As far as the criterion variables are concerned, subjects are repeatedly graded 1 to 4 on a total of 9 distinct dimensions during 7 successive training events. I have tried running correlations between my predictor variables and each individual set of grades for each individual training event (i.e. all scores obtained for each dimension on the first training event, then all scores for each dimension on the second training event, etc.). This doesn't do much as the variance in the scores for each dimension within one individual training event is absolutely minimal (the majority of scores are 3's, with the occasional 4 and no 1's or 2's whatsoever).
Therefore, I have decided to consider the traits that are being measured (i.e. the dimensions that are being graded) to be relatively stable in time and would like to use a "grand-average" score across all 7 training events as my criterion variable (to generate some much needed variance). However, that's where I am having some trouble.
In fact, I have a total of 110 subjects in the sample, of which 80 have completed all 7 training events, and 30 have only completed 5. I have observed some very interesting and conceptually relevant correlations after just calculating a grand average score per dimension for each subject in the sample. But I think I might have generated some artificial variance, since I averaged a total of 7 scores for 80 people, and only a total of 5 scores for the remaining 30 people.

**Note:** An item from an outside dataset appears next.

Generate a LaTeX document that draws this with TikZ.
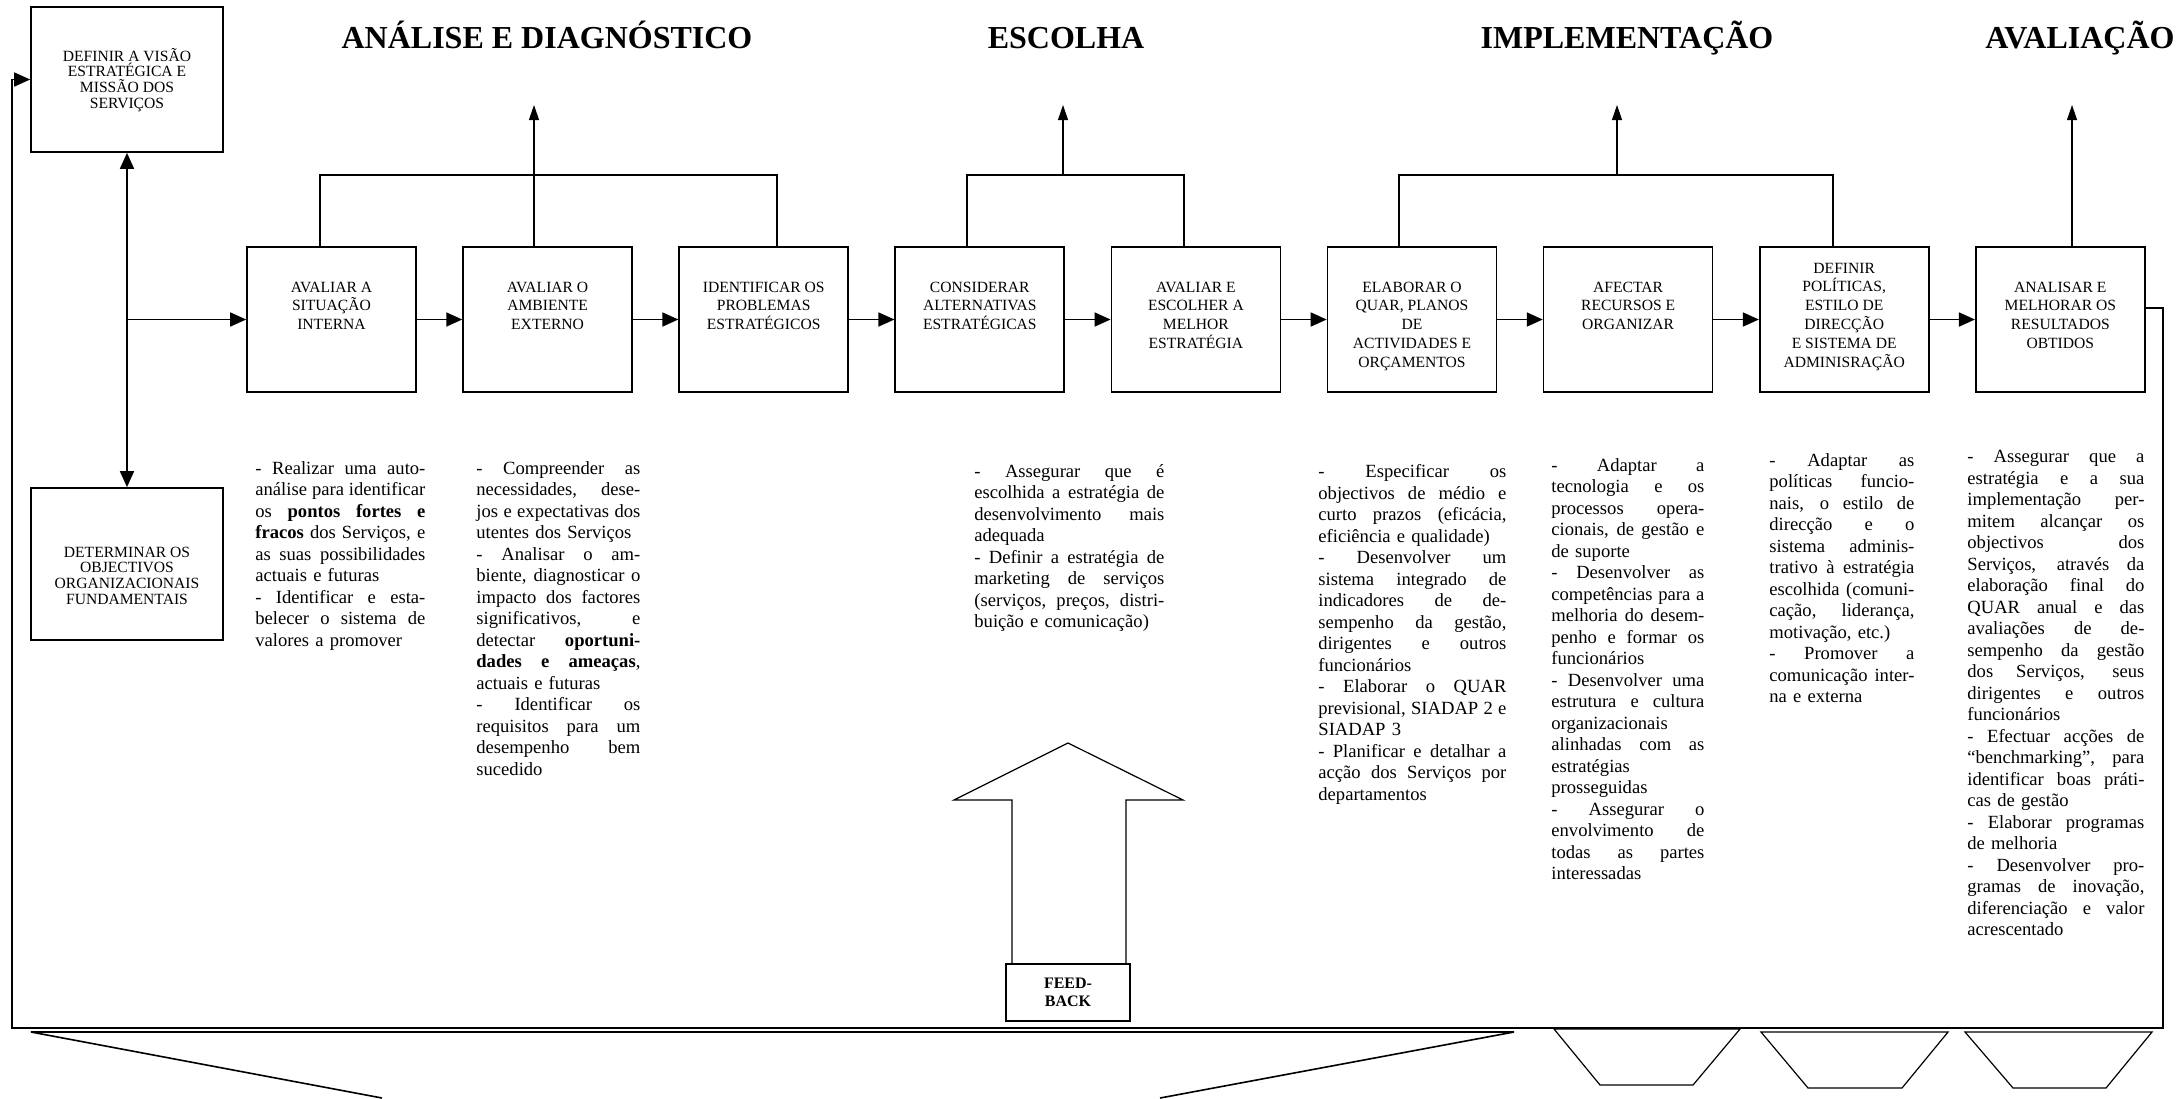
\documentclass[tikz,border=0pt]{standalone}
\usepackage{fontspec}
\setmainfont{Liberation Serif}
\usetikzlibrary{arrows.meta}
\setlength{\parindent}{0pt}
% one justified line / one last line of a paragraph
\newcommand{\jline}[1]{\hbox to\linewidth{\spaceskip=0.25em plus 1fil\xspaceskip=0.25em plus 1fil\relax #1}}
\newcommand{\eline}[1]{\hbox{#1}}
% box text: width, height, first baseline, text
\newcommand{\inbox}[4]{\parbox[c][#2][t]{#1}{\centering\rule{0pt}{#3}#4\par}}
\tikzset{
 stage/.style={draw,line width=0.85pt,inner sep=0pt,font=\fontsize{7.8}{9.4}\selectfont},
 aim/.style={draw,line width=0.85pt,inner sep=0pt,font=\fontsize{7.8}{7.9}\selectfont},
 col/.style={inner sep=0pt,anchor=north west,font=\fontsize{9.3}{10.75}\selectfont},
 phasetitle/.style={anchor=base,inner sep=0pt,font=\bfseries\fontsize{16}{19}\selectfont},
 arr/.style={line width=0.85pt,-{Triangle[length=8pt,width=7pt]}},
 uparr/.style={line width=0.55pt,-{Triangle[length=7.5pt,width=5pt]}},
 bracket/.style={line width=0.6pt}
}
\begin{document}
\begin{tikzpicture}[x=0.5pt,y=-0.5pt]
 \useasboundingbox (0,0) rectangle (2177,1098);
 % phases
 \node[phasetitle] (t1) at (547,48) {ANÁLISE E DIAGNÓSTICO};
 \node[phasetitle] (t2) at (1066,48) {ESCOLHA};
 \node[phasetitle] (t3) at (1627,48) {IMPLEMENTAÇÃO};
 \node[phasetitle] (t4) at (2080,48) {AVALIAÇÃO};
 % left boxes
 \node[aim] (visao) at (127,79.5) {\inbox{96pt}{72.5pt}{27pt}{DEFINIR A VISÃO\\ESTRATÉGICA E\\MISSÃO DOS\\SERVIÇOS}};
 \node[aim] (objectivos) at (127,564) {\inbox{96pt}{76pt}{34.5pt}{DETERMINAR OS\\OBJECTIVOS\\ORGANIZACIONAIS\\FUNDAMENTAIS}};
 % main row
 \node[stage] (b1) at (331.5,319.5) {\inbox{84.5pt}{72.5pt}{22.5pt}{AVALIAR A\\SITUAÇÃO\\INTERNA}};
 \node[stage] (b2) at (547.6,319.5) {\inbox{84.5pt}{72.5pt}{22.5pt}{AVALIAR O\\AMBIENTE\\EXTERNO}};
 \node[stage] (b3) at (763.7,319.5) {\inbox{84.5pt}{72.5pt}{22.5pt}{IDENTIFICAR OS\\PROBLEMAS\\ESTRATÉGICOS}};
 \node[stage] (b4) at (979.8,319.5) {\inbox{84.5pt}{72.5pt}{22.5pt}{CONSIDERAR\\ALTERNATIVAS\\ESTRATÉGICAS}};
 \node[stage] (b5) at (1195.9,319.5) {\inbox{84.5pt}{72.5pt}{22.5pt}{AVALIAR E\\ESCOLHER A\\MELHOR\\ESTRATÉGIA}};
 \node[stage] (b6) at (1412,319.5) {\inbox{84.5pt}{72.5pt}{22.5pt}{ELABORAR O\\QUAR, PLANOS\\DE\\ACTIVIDADES E\\ORÇAMENTOS}};
 \node[stage] (b7) at (1628.1,319.5) {\inbox{84.5pt}{72.5pt}{22.5pt}{AFECTAR\\RECURSOS E\\ORGANIZAR}};
 \node[stage] (b8) at (1844.2,319.5) {\inbox{84.5pt}{72.5pt}{13pt}{DEFINIR\\POLÍTICAS,\\ESTILO DE\\DIRECÇÃO\\E SISTEMA DE\\ADMINISRAÇÃO}};
 \node[stage] (b9) at (2060.3,319.5) {\inbox{84.5pt}{72.5pt}{22.5pt}{ANALISAR E\\MELHORAR OS\\RESULTADOS\\OBTIDOS}};
 % flow
 \draw[line width=0.85pt,{Triangle[length=8pt,width=7pt]}-{Triangle[length=8pt,width=7pt]}] (visao) -- (objectivos);
 \draw[arr] (visao.south |- b1.west) -- (b1.west);
 \draw[arr] (b1) -- (b2);
 \draw[arr] (b2) -- (b3);
 \draw[arr] (b3) -- (b4);
 \draw[arr] (b4) -- (b5);
 \draw[arr] (b5) -- (b6);
 \draw[arr] (b6) -- (b7);
 \draw[arr] (b7) -- (b8);
 \draw[arr] (b8) -- (b9);
 % brackets to the phases
 \coordinate (ad1) at (320,175);
 \coordinate (ad2) at (777,175);
 \coordinate (ad) at (534,105);
 \draw[bracket] (b1.north -| ad1) -- (ad1) -- (ad2) -- (b3.north -| ad2);
 \draw[uparr] (b2.north -| ad) -- (ad);
 \coordinate (es1) at (967,175);
 \coordinate (es2) at (1184,175);
 \coordinate (es) at (1063,105);
 \draw[bracket] (b4.north -| es1) -- (es1) -- (es2) -- (b5.north -| es2);
 \draw[uparr] (es |- es1) -- (es);
 \coordinate (im1) at (1399,175);
 \coordinate (im2) at (1833,175);
 \coordinate (im) at (1617,105);
 \draw[bracket] (b6.north -| im1) -- (im1) -- (im2) -- (b8.north -| im2);
 \draw[uparr] (im |- im1) -- (im);
 \coordinate (av) at (2072,105);
 \draw[uparr] (b9.north -| av) -- (av);
 % loop back
 \coordinate (loopr) at (2163,308);
 \coordinate (loopbr) at (2163,1028);
 \coordinate (loopbl) at (12,1028);
 \draw[arr] (b9.east |- loopr) -- (loopr) -- (loopbr) -- (loopbl) -- (loopbl |- visao.west) -- (visao.west);
 % feed-back
 \node[draw,line width=0.7pt,minimum width=62pt,minimum height=28.5pt,inner sep=0pt,align=center,font=\bfseries\fontsize{8}{9}\selectfont] (fb) at (1068,992.5) {FEED-\\BACK};
 \draw[line width=0.6pt] (1012,964) -- (1012,800) -- (954,800) -- (1068,743) -- (1183,800) -- (1126,800) -- (1126,964);
 % funnels
 \draw[line width=0.8pt] (382,1098) -- (31,1032) -- (1514,1032) -- (1160,1098);
 \draw[line width=0.6pt] (1554,1029) -- (1740,1029) -- (1693,1085) -- (1600,1085) -- cycle;
 \draw[line width=0.6pt] (1761,1032) -- (1948,1032) -- (1902,1088) -- (1808,1088) -- cycle;
 \draw[line width=0.6pt] (1965,1032) -- (2152,1032) -- (2106,1088) -- (2013,1088) -- cycle;
 % texts
 \node[col,text width=85pt] (n1) at (255,461) {%
  \jline{- Realizar uma auto-}
  \jline{análise para identificar}
  \jline{os \textbf{pontos fortes e}}
  \jline{\textbf{fracos} dos Serviços, e}
  \jline{as suas possibilidades}
  \eline{actuais e futuras}
  \jline{- Identificar e esta-}
  \jline{belecer o sistema de}
  \eline{valores a promover}};
 \node[col,text width=82pt] (n2) at (476,461) {%
  \jline{- Compreender as}
  \jline{necessidades, dese-}
  \jline{jos e expectativas dos}
  \eline{utentes dos Serviços}
  \jline{- Analisar o am-}
  \jline{biente, diagnosticar o}
  \jline{impacto dos factores}
  \jline{significativos, e}
  \jline{detectar \textbf{oportuni-}}
  \jline{\textbf{dades e ameaças},}
  \eline{actuais e futuras}
  \jline{- Identificar os}
  \jline{requisitos para um}
  \jline{desempenho bem}
  \eline{sucedido}};
 \node[col,text width=95pt] (n3) at (974,464) {%
  \jline{- Assegurar que é}
  \jline{escolhida a estratégia de}
  \jline{desenvolvimento mais}
  \eline{adequada}
  \jline{- Definir a estratégia de}
  \jline{marketing de serviços}
  \jline{(serviços, preços, distri-}
  \eline{buição e comunicação)}};
 \node[col,text width=94pt] (n4) at (1318,464) {%
  \jline{- Especificar os}
  \jline{objectivos de médio e}
  \jline{curto prazos (eficácia,}
  \eline{eficiência e qualidade)}
  \jline{- Desenvolver um}
  \jline{sistema integrado de}
  \jline{indicadores de de-}
  \jline{sempenho da gestão,}
  \jline{dirigentes e outros}
  \eline{funcionários}
  \jline{- Elaborar o QUAR}
  \jline{previsional, SIADAP 2 e}
  \eline{SIADAP 3}
  \jline{- Planificar e detalhar a}
  \jline{acção dos Serviços por}
  \eline{departamentos}};
 \node[col,text width=76.5pt] (n5) at (1551,458) {%
  \jline{- Adaptar a}
  \jline{tecnologia e os}
  \jline{processos opera-}
  \jline{cionais, de gestão e}
  \eline{de suporte}
  \jline{- Desenvolver as}
  \jline{competências para a}
  \jline{melhoria do desem-}
  \jline{penho e formar os}
  \eline{funcionários}
  \jline{- Desenvolver uma}
  \jline{estrutura e cultura}
  \eline{organizacionais}
  \jline{alinhadas com as}
  \eline{estratégias}
  \eline{prosseguidas}
  \jline{- Assegurar o}
  \jline{envolvimento de}
  \jline{todas as partes}
  \eline{interessadas}};
 \node[col,text width=72.5pt] (n6) at (1769,453) {%
  \jline{- Adaptar as}
  \jline{políticas funcio-}
  \jline{nais, o estilo de}
  \jline{direcção e o}
  \jline{sistema adminis-}
  \jline{trativo à estratégia}
  \jline{escolhida (comuni-}
  \jline{cação, liderança,}
  \eline{motivação, etc.)}
  \jline{- Promover a}
  \jline{comunicação inter-}
  \eline{na e externa}};
 \node[col,text width=88.5pt] (n7) at (1967,450) {%
  \jline{- Assegurar que a}
  \jline{estratégia e a sua}
  \jline{implementação per-}
  \jline{mitem alcançar os}
  \jline{objectivos dos}
  \jline{Serviços, através da}
  \jline{elaboração final do}
  \jline{QUAR anual e das}
  \jline{avaliações de de-}
  \jline{sempenho da gestão}
  \jline{dos Serviços, seus}
  \jline{dirigentes e outros}
  \eline{funcionários}
  \jline{- Efectuar acções de}
  \jline{“benchmarking”, para}
  \jline{identificar boas práti-}
  \eline{cas de gestão}
  \jline{- Elaborar programas}
  \eline{de melhoria}
  \jline{- Desenvolver pro-}
  \jline{gramas de inovação,}
  \jline{diferenciação e valor}
  \eline{acrescentado}};
\end{tikzpicture}
\end{document}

With this in mind, my question is the following: is there any way I can format my data so that the averages for both the people who have completed 7 training runs and those who have only completed 5 become "equivalent" or "weighted" in a sense ? I do fully understand that they will never be equivalent on the conceptual plane (since 30 people have 2 training runs missing, and therefore we do not know the "real" way it would have played out). My goal is to have one single variable for each dimension I can use as a criterion, averaged for every participant across all training runs they completed (even if some of them have only completed 5 instead of 7).
Many thanks in advance and please feel free to let me know should you require more information!
 A: Since you have a number of measurements of the same individuals, you should be fine averaging their measurements along each of the 9 dimensions. One possible issue is that you may have more variance in the 5-trial averages versus the 7-trial averages. That could cause non-constant variance (though it sounds like your data exhibit very little variance).
A way to handle non-constant variance is to do a weighted regression that stabilizes the variances. You would weight the 5-trial data by some weight that is 5/7 the weight used on the 7-trial data. (So you could use a weight of 5 for 5-trial data and 7 for 7-trial data.)
Finally, you should consider why some of the individuals only completed 5 trials. There might be a lower mean score or some other difference between individuals who completed all trials and those who only completed 5 trials.
A: Only fully specified full likelihood models will correctly take into account varying numbers of measurements, and this and all methods being discussed require a missing at random assumption.  Your Y is ordinal so I suggest a longitudinal ordinal model, either using a Markov process or subject random effects.  These are detailed here.  It is usually best to analyze the rawest form of the data rather than taking averages first.  There is some power gain from using all the individual measurements.